Pakistani security personnel forcibly stopped some 300 visitors, mainly Pakistanis, from attending the iftar hosted by Indian High Commissioner Ajay Bisaria at Hotel Serena here on Saturday. They also misbehaved with Indian diplomats.
“The security forces stationed on the main road outside Hotel Serena rudely rebuffed and intimated officers and diplomatic staff of the High Commission of India who tried to ascertain from the security personnel the reasons for harassment of the guests,” the statement said.
“Some officials were jostled, pushed, abused and aggressively threatened with bodily harm. In some cases, mobile phones belonging to officials were snatched.”
The statement said: “Guests faced unprecedented harassment and intimidation at the hands of security agencies.”
It said a concerted campaign was launched by Pakistani security agencies in the days preceding the iftar to reach out to invitees to actively dissuade them from attending the event.
“Those guests who did reach the function venue, in some cases from places as far as Lahore and Karachi, were intimidated and physically stopped from attending the iftar by Pakistani security forces, who had virtually laid the Serena Hotel under siege.
“Further, many guests from the diplomatic community based in Islamabad were also subjected to harassment.
“In complete violation of diplomatic norms, a large Pakistani security detachment, equipped with forklifts, was detailed outside Serena Hotel to aggressively turn away Pakistani civilians.
“In some cases, cars used by invitees were lifted and removed using forklifts. The more than 300 esteemed Pakistani guests who were turned away included MPs, government officials, media representatives, retired military officials and businessmen and retired diplomats, in addition to citizens from all walks of life.”
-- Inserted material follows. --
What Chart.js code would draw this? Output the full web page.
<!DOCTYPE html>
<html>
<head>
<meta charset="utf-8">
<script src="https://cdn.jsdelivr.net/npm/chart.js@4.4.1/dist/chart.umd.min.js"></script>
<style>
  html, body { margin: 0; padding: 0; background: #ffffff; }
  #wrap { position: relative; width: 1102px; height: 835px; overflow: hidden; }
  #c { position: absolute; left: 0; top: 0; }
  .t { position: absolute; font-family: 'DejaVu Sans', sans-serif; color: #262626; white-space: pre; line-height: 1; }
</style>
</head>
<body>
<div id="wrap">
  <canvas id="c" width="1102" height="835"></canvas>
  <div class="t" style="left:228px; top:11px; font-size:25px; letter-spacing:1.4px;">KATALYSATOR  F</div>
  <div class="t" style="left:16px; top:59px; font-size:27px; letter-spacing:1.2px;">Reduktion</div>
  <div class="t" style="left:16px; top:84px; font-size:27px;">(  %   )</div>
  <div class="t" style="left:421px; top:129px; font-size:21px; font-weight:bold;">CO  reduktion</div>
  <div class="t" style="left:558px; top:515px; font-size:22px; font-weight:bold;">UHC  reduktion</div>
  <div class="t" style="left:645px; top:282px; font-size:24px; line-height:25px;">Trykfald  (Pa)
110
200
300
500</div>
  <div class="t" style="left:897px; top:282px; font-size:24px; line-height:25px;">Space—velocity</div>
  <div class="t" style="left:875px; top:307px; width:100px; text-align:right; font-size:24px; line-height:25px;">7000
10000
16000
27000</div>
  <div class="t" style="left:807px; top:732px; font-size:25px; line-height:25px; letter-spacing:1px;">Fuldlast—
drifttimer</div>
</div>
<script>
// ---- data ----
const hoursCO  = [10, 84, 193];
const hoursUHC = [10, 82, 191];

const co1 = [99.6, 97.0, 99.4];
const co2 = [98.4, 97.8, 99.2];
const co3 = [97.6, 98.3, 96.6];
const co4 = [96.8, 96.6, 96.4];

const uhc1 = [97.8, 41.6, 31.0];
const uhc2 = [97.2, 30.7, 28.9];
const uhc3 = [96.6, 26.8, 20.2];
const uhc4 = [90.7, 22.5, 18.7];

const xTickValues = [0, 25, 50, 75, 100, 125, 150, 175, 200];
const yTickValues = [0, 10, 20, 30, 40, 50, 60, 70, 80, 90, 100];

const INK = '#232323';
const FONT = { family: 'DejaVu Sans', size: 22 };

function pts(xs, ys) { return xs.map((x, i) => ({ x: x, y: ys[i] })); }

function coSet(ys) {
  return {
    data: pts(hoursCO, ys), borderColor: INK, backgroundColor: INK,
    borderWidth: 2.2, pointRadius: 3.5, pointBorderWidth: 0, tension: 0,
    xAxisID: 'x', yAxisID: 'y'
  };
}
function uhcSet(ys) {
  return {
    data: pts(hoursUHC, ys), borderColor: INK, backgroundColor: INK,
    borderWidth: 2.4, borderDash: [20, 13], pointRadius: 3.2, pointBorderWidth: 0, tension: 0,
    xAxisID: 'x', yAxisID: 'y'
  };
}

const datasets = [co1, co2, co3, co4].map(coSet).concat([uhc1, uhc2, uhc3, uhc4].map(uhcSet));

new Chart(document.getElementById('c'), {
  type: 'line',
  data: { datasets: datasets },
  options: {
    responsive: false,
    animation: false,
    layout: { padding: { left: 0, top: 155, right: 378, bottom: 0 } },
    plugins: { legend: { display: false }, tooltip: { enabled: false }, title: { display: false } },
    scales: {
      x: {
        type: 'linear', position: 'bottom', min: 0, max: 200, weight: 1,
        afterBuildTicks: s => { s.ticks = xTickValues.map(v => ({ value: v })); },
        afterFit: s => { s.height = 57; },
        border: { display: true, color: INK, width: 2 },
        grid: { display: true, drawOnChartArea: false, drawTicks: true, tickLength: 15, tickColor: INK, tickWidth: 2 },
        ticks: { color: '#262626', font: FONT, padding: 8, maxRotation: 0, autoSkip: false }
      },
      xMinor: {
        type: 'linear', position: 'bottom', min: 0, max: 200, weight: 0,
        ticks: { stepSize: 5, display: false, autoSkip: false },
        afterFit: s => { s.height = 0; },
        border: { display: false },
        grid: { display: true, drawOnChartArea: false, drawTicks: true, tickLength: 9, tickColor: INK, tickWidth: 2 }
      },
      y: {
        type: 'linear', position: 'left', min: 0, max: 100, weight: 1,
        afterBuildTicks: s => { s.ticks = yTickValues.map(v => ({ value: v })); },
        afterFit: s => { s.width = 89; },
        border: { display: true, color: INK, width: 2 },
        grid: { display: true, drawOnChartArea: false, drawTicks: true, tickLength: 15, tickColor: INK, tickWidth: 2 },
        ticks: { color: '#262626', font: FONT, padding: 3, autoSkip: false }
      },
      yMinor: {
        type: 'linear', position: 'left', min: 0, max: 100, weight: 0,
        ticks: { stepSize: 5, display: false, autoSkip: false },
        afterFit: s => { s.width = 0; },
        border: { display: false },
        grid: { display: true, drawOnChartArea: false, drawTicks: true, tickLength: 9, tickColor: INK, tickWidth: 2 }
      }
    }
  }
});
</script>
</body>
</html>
The High Commission said India “has strongly protested to Pakistan” over “the gross intimidation of guests”.
The mission urged the Pakistani government to “urgently investigate these ugly events and share the results of the exercise with it.
“Further, we have emphasized to the government of Pakistan the need to ensure that diplomats and officials of the High Commission of India are allowed to discharge their diplomatic functions without fear of coercion or harassment.”
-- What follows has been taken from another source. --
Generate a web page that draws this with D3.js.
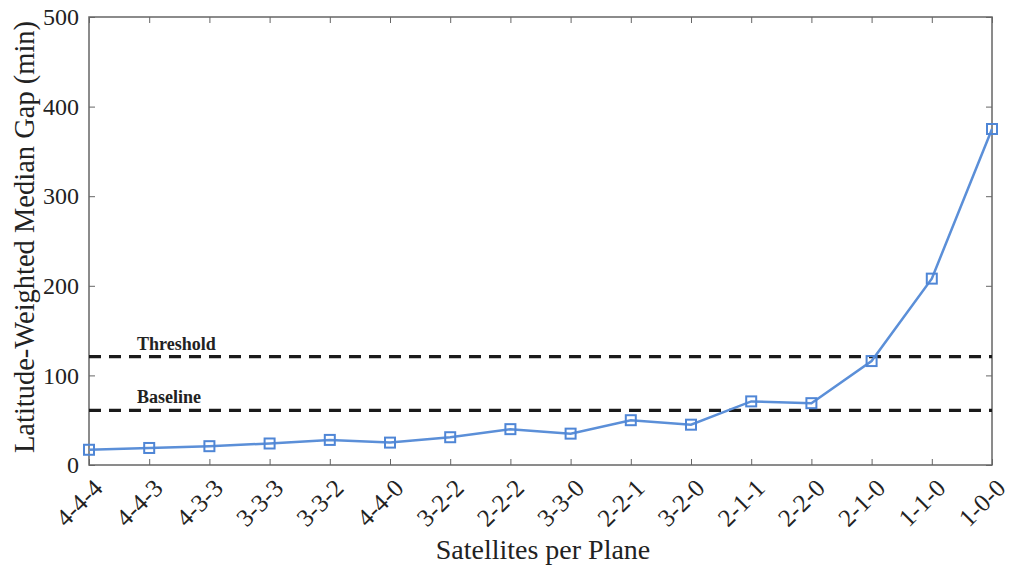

Later on Saturday, Bisaria told the media: “I want to apologize to all the friends who were subject to some extra scrutiny outside (the venue).”
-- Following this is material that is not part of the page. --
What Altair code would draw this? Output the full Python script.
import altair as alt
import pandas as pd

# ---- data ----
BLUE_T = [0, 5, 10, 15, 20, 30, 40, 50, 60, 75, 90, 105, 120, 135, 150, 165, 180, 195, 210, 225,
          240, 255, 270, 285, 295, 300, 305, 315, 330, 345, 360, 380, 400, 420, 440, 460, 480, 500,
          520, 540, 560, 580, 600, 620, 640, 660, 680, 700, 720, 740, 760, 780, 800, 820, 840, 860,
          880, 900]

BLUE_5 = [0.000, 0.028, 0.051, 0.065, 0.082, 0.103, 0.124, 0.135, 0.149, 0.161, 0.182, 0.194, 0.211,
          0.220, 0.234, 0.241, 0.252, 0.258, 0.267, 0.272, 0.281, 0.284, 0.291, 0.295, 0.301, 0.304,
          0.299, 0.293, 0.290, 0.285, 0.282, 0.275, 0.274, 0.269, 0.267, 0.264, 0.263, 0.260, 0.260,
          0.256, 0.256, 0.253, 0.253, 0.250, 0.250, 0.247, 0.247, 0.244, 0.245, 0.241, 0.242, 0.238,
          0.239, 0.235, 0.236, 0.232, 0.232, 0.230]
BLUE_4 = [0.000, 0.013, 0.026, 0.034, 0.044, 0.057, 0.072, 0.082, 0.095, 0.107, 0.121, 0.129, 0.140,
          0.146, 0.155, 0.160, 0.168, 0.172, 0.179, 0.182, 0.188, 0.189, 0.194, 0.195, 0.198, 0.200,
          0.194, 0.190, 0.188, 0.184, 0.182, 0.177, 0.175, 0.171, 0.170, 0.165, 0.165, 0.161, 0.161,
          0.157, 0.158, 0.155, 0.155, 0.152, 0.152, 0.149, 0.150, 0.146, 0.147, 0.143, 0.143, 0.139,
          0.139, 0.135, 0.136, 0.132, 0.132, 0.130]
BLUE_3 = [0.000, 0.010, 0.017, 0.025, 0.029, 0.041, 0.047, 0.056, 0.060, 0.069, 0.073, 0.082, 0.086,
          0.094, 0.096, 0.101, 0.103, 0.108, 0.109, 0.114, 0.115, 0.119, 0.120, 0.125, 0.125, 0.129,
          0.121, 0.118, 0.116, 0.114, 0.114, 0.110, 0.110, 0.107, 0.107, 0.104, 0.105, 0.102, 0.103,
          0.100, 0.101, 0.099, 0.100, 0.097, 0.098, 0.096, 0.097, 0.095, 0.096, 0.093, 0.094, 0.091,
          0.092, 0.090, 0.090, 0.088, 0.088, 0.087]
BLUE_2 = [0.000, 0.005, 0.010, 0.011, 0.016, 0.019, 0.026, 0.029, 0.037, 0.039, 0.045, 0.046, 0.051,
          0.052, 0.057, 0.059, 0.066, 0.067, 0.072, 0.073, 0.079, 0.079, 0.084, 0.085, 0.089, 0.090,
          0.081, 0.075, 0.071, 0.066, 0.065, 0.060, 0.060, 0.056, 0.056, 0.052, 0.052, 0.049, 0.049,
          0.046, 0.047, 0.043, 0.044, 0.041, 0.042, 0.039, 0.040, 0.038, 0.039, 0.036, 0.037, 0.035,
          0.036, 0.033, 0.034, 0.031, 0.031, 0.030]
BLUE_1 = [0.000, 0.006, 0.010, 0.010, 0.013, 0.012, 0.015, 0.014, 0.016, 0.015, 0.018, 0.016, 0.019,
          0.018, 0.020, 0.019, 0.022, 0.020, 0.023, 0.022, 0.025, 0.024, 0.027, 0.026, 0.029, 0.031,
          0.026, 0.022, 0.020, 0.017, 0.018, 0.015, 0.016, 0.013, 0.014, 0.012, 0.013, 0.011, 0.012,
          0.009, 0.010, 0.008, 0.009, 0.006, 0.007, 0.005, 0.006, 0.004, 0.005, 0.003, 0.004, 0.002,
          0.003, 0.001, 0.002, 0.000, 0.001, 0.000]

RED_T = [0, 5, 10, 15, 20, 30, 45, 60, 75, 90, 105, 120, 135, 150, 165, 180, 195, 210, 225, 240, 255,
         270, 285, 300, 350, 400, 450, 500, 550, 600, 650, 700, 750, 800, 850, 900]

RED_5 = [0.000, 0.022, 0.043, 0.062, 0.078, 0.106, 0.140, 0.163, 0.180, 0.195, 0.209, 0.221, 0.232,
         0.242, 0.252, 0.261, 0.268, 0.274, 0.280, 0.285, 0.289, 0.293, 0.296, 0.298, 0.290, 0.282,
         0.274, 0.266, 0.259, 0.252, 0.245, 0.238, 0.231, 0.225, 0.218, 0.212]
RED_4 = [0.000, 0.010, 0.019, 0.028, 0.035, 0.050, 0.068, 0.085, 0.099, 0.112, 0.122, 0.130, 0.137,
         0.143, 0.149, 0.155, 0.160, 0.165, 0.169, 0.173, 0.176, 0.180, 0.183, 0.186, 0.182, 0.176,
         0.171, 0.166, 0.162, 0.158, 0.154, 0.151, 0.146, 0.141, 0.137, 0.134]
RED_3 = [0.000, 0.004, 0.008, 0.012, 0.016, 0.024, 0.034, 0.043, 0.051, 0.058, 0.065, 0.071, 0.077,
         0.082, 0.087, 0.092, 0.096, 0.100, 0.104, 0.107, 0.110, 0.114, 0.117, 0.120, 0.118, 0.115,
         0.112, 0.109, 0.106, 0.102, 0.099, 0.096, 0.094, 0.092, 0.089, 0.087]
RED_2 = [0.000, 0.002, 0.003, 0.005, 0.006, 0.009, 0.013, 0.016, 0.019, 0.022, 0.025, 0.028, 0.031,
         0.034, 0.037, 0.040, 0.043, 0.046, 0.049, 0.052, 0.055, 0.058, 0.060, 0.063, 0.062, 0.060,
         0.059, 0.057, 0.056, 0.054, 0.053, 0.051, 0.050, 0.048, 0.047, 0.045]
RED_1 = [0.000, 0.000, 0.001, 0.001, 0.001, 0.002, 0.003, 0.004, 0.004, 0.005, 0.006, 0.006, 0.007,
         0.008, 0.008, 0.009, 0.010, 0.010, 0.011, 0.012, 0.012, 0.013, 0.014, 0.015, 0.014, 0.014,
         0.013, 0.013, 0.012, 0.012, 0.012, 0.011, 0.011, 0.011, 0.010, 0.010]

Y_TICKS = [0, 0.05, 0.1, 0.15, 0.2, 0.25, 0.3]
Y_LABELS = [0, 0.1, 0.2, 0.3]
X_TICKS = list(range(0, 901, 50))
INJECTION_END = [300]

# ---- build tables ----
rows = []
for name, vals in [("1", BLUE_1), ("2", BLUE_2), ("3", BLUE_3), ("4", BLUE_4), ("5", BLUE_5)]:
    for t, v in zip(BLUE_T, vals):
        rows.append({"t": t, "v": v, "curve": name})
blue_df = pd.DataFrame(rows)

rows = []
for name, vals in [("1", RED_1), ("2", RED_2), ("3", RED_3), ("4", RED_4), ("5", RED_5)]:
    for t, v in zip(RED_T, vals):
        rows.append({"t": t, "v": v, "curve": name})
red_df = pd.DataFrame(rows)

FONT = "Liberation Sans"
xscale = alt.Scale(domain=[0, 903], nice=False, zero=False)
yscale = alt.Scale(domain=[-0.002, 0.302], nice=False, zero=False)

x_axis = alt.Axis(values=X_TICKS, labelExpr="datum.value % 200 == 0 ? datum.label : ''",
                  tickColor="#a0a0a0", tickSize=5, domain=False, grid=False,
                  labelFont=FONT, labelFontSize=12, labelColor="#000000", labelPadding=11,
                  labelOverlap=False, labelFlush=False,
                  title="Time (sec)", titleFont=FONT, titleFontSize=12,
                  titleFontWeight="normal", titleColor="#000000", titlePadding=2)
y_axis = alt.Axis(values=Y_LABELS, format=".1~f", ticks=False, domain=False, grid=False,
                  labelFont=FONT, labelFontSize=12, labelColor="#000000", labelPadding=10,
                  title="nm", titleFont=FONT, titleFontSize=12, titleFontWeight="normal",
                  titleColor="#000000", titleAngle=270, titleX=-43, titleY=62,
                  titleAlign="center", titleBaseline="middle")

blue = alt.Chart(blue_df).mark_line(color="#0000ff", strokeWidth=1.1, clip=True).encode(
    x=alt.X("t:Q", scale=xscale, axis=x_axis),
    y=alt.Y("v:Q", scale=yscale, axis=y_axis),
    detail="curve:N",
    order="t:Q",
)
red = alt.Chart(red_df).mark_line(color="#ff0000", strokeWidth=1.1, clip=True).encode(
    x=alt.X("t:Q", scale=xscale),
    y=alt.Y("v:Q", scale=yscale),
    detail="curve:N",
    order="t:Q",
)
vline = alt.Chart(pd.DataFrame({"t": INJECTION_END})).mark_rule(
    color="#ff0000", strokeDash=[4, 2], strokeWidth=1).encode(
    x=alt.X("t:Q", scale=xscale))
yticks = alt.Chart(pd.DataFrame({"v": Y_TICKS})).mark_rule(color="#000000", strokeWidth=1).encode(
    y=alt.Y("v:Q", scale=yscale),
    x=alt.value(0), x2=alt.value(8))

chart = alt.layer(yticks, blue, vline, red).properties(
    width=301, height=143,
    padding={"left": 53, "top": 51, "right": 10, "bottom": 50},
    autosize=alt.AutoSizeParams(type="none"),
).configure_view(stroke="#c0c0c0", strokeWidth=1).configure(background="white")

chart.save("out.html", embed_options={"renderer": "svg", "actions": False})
Witnesses said the operation was carried out by Pakistani security agencies including intelligence personnel not in uniform.
Pakistan Prime Minister Imran Khan and President Arif Alvi were among those invited to the event but they skipped it.
As soon as the guests started arriving at the venue, they were stopped outside and prevented aggressively from going in by the security agencies.
Pakistani security officials reportedly also telephoned members of the Karachi Federation of Chambers of Commerce, the Faisalabad Chambers of Commerce and the Lahore Chambers of Commerce not to attend the iftar party.
The Pakistani media did not report Saturday’s incident, which comes days after Islamabad accused Indian security personnel of obstructing Indians from attending an iftar party thrown by the Pakistani High Commission in New Delhi.
India-Pakistan relations have been badly hit after an Islamist group based in Pakistan claimed responsibility for a suicide bombing that killed 40 troopers in Jammu and Kashmir in February.